Desert Trails by Xavier Ribas
Desert Trails (2012) is a series of photographs of the Atacama Desert taken mostly from the vantage points of slag heaps from abandoned nitrate works. The photographs show the disrupted surfaces of the desert around abandoned industrial sites, towns and ore fields. Technically and aesthetically, these images emulate late 19th- and early 20th-century landscape photographs of nitrate works, produced as records of investment by the nitrate producers themselves, or for propaganda purposes. Those historical photographs and photographic albums are now held in national libraries, archives and museums. They have become the official visual record of the nitrate industry.

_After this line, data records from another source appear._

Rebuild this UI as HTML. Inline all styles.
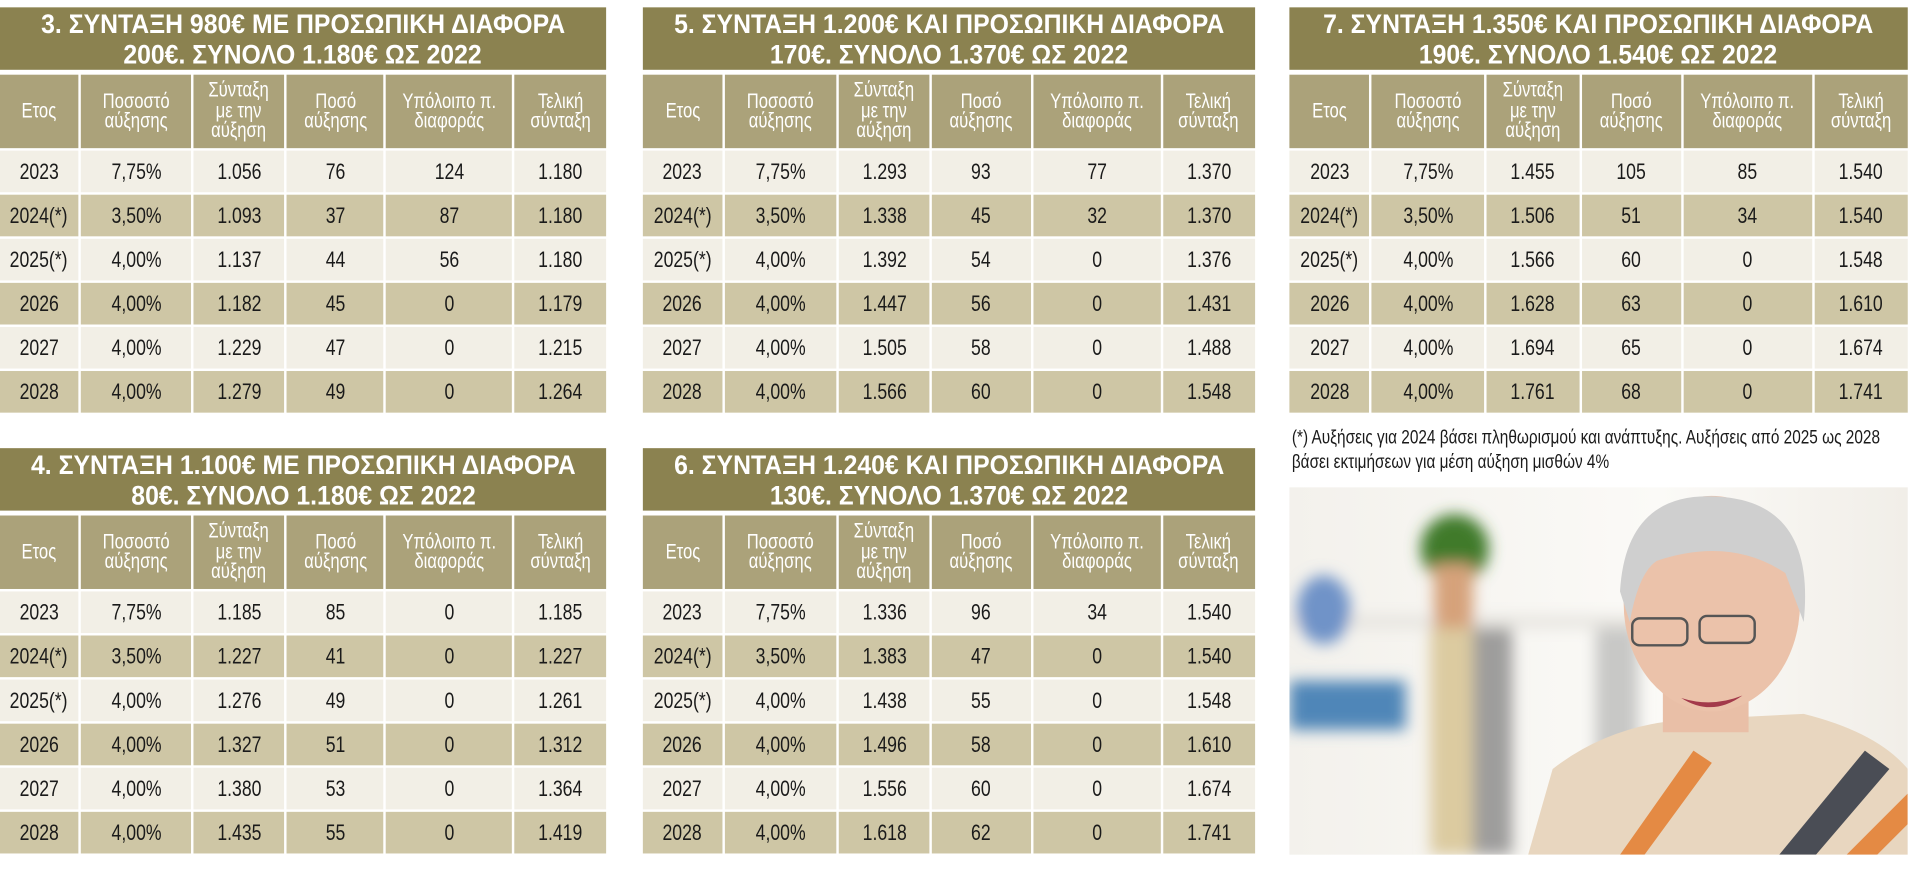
<!DOCTYPE html>
<html><head><meta charset="utf-8">
<style>
html,body{margin:0;padding:0;background:#fff;width:1920px;height:874px;overflow:hidden}
#wrap{position:absolute;left:0;top:0;width:1568px;height:714px;transform:scale(1.22449);transform-origin:0 0;font-family:"Liberation Sans","Noto Sans CJK SC",sans-serif}
.blk{position:absolute;width:495px}
.ttl{height:51px;background:#8b8250;color:#fff;font-weight:bold;font-size:22px;line-height:25px;text-align:center;padding-top:1px;box-sizing:border-box;white-space:nowrap}
.ttl span{display:inline-block;transform:scaleX(0.92)}
table{position:absolute;top:53px;left:-2px;border-collapse:separate;border-spacing:2px;width:calc(100% + 4px);table-layout:fixed}
th{background:#aba27a;color:#fff;font-weight:normal;font-size:17px;line-height:16.5px;height:60px;padding:0;white-space:nowrap}
th span,td span{display:inline-block;transform:scaleX(0.8)}
td{font-size:18px;text-align:center;height:34px;padding:0;color:#1a1a1a;white-space:nowrap}
tr.l td{background:#f2efe6}
tr.d td{background:#cec6a5}
.note{position:absolute;left:1055px;top:348px;font-size:15.5px;line-height:20px;color:#1a1a1a;white-space:nowrap;transform:scaleX(0.81);transform-origin:0 0}
.photo{position:absolute;left:1053px;top:398px;width:505px;height:300px;overflow:hidden;background:linear-gradient(90deg,#f3f1ec,#fbfaf7 60%,#f1eee8)}
</style></head><body>
<div id="wrap">
<div class="note">(*) Αυξήσεις για 2024 βάσει πληθωρισμού και ανάπτυξης. Αυξήσεις από 2025 ως 2028<br>βάσει εκτιμήσεων για μέση αύξηση μισθών 4%</div>
<div class="photo">
<svg width="505" height="300" viewBox="0 0 505 300">
<defs><filter id="b"><feGaussianBlur stdDeviation="6"/></filter></defs>
<g filter="url(#b)">
<rect x="0" y="105" width="300" height="10" fill="#e6e4df"/>
<ellipse cx="28" cy="100" rx="22" ry="28" fill="#6f93c8"/>
<rect x="0" y="158" width="95" height="40" fill="#4f86b8"/>
<circle cx="135" cy="50" r="28" fill="#3f7a2a"/>
<rect x="118" y="62" width="32" height="58" fill="#d6a27a"/>
<rect x="115" y="115" width="45" height="185" fill="#dccba0"/>
<rect x="150" y="115" width="32" height="185" fill="#9e9d9c"/>
<rect x="250" y="115" width="35" height="130" fill="#c8c8c6"/>
</g>
<path d="M195 300 L215 230 Q260 195 320 190 L420 185 Q480 200 505 230 L505 300 Z" fill="#e8d6bf"/>
<path d="M270 300 L330 215 L345 225 L290 300Z" fill="#e48a44"/>
<path d="M400 300 L470 215 L490 230 L430 300Z" fill="#4a4d55"/>
<path d="M455 300 L505 250 L505 275 L480 300Z" fill="#e48a44"/>
<rect x="305" y="110" width="70" height="90" fill="#e9bfa7"/>
<ellipse cx="345" cy="95" rx="72" ry="88" fill="#ebc2aa"/>
<path d="M270 85 Q275 0 355 8 Q430 15 420 110 L405 70 Q360 40 300 60 Q285 70 278 110Z" fill="#cfcfcf"/>
<rect x="280" y="107" width="45" height="22" rx="6" fill="none" stroke="#555" stroke-width="2"/>
<rect x="335" y="105" width="45" height="22" rx="6" fill="none" stroke="#555" stroke-width="2"/>
<path d="M320 172 Q345 188 370 170 Q345 180 320 172Z" fill="#a33a4b"/>
</svg></div>
</div>
<script>
const titles=[
["3. ΣΥΝΤΑΞΗ 980€ ΜΕ ΠΡΟΣΩΠΙΚΗ ΔΙΑΦΟΡΑ","200€. ΣΥΝΟΛΟ 1.180€ ΩΣ 2022"],
["5. ΣΥΝΤΑΞΗ 1.200€ ΚΑΙ ΠΡΟΣΩΠΙΚΗ ΔΙΑΦΟΡΑ","170€. ΣΥΝΟΛΟ 1.370€ ΩΣ 2022"],
["7. ΣΥΝΤΑΞΗ 1.350€ ΚΑΙ ΠΡΟΣΩΠΙΚΗ ΔΙΑΦΟΡΑ","190€. ΣΥΝΟΛΟ 1.540€ ΩΣ 2022"],
["4. ΣΥΝΤΑΞΗ 1.100€ ΜΕ ΠΡΟΣΩΠΙΚΗ ΔΙΑΦΟΡΑ","80€. ΣΥΝΟΛΟ 1.180€ ΩΣ 2022"],
["6. ΣΥΝΤΑΞΗ 1.240€ ΚΑΙ ΠΡΟΣΩΠΙΚΗ ΔΙΑΦΟΡΑ","130€. ΣΥΝΟΛΟ 1.370€ ΩΣ 2022"]];
const headers=["Ετος","Ποσοστό<br>αύξησης","Σύνταξη<br>με την<br>αύξηση","Ποσό<br>αύξησης","Υπόλοιπο π.<br>διαφοράς","Τελική<br>σύνταξη"];
const years=["2023","2024(*)","2025(*)","2026","2027","2028"];
const rates=["7,75%","3,50%","4,00%","4,00%","4,00%","4,00%"];
const withRaise=[["1.056","1.093","1.137","1.182","1.229","1.279"],["1.293","1.338","1.392","1.447","1.505","1.566"],["1.455","1.506","1.566","1.628","1.694","1.761"],["1.185","1.227","1.276","1.327","1.380","1.435"],["1.336","1.383","1.438","1.496","1.556","1.618"]];
const raiseAmt=[["76","37","44","45","47","49"],["93","45","54","56","58","60"],["105","51","60","63","65","68"],["85","41","49","51","53","55"],["96","47","55","58","60","62"]];
const remainder=[["124","87","56","0","0","0"],["77","32","0","0","0","0"],["85","34","0","0","0","0"],["0","0","0","0","0","0"],["34","0","0","0","0","0"]];
const finalP=[["1.180","1.180","1.180","1.179","1.215","1.264"],["1.370","1.370","1.376","1.431","1.488","1.548"],["1.540","1.540","1.548","1.610","1.674","1.741"],["1.185","1.227","1.261","1.312","1.364","1.419"],["1.540","1.540","1.548","1.610","1.674","1.741"]];
const pos=[[0,6,495],[525,6,500],[1053,6,505],[0,366,495],[525,366,500]];
const names=["table-pension-980","table-pension-1200","table-pension-1350","table-pension-1100","table-pension-1240"];
const wrap=document.getElementById('wrap');
const cw=["13.2%","18.6%","15.2%","16.4%","21.2%","15.4%"];
for(let t=0;t<5;t++){
 const b=document.createElement('div');b.className='blk';
 
 
 b.style.left=pos[t][0]+'px';b.style.top=pos[t][1]+'px';b.style.width=pos[t][2]+'px';
 let h='<div class="ttl"><span>'+titles[t][0]+'</span><br><span>'+titles[t][1]+'</span></div><table><colgroup>'+cw.map(w=>'<col style="width:'+w+'">').join('')+'</colgroup><tr>';
 headers.forEach(x=>h+='<th><span>'+x+'</span></th>');
 h+='</tr>';
 for(let r=0;r<6;r++){
  h+='<tr class="'+(r%2?'d':'l')+'">';
  [years[r],rates[r],withRaise[t][r],raiseAmt[t][r],remainder[t][r],finalP[t][r]].forEach(v=>h+='<td><span>'+v+'</span></td>');
  h+='</tr>';
 }
 h+='</table>';
 b.innerHTML=h;
 wrap.appendChild(b);
}
</script>
</body></html>
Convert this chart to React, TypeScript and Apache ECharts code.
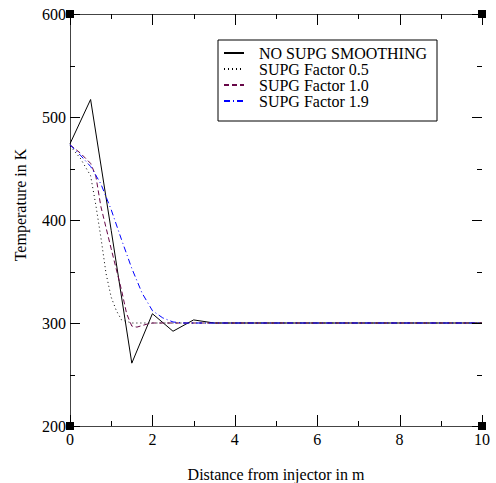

The ruins, the slag heaps and the mounds of rejected stone piled up in the desert are the most distinctive elements in the landscape today. “The industrial structures of mining – writes Louise Purbrick – will always be abandoned. Dereliction cannot be avoided. When the mined material runs low, is too costly to extract or is no longer considered of value, the architecture of mining begins to empty of activity and soon stands as a monument of disuse. The ruins of the future are ever present.” The slag heaps of mining are topographic accidents that offer a blunt image of departed labor and of capitalist accumulation. They were made by the movement and the energy of the workers’ bodies, with the help of simple tools, like a pick and a shovel, shifting stone and refuse from one place to another. The mounds themselves, as Michael Taussig writes in My Cocaine Museum, “are bodies made by hand […] a miraculous glimpse into the shaping of nature by the human hand, a monument to man’s domination over nature through his domination over others, an archive of national history.” The mounds of stone and refuse visible in this landscape today may provide a restitution of the absent bodies of the workers, barely visible in the old photographs.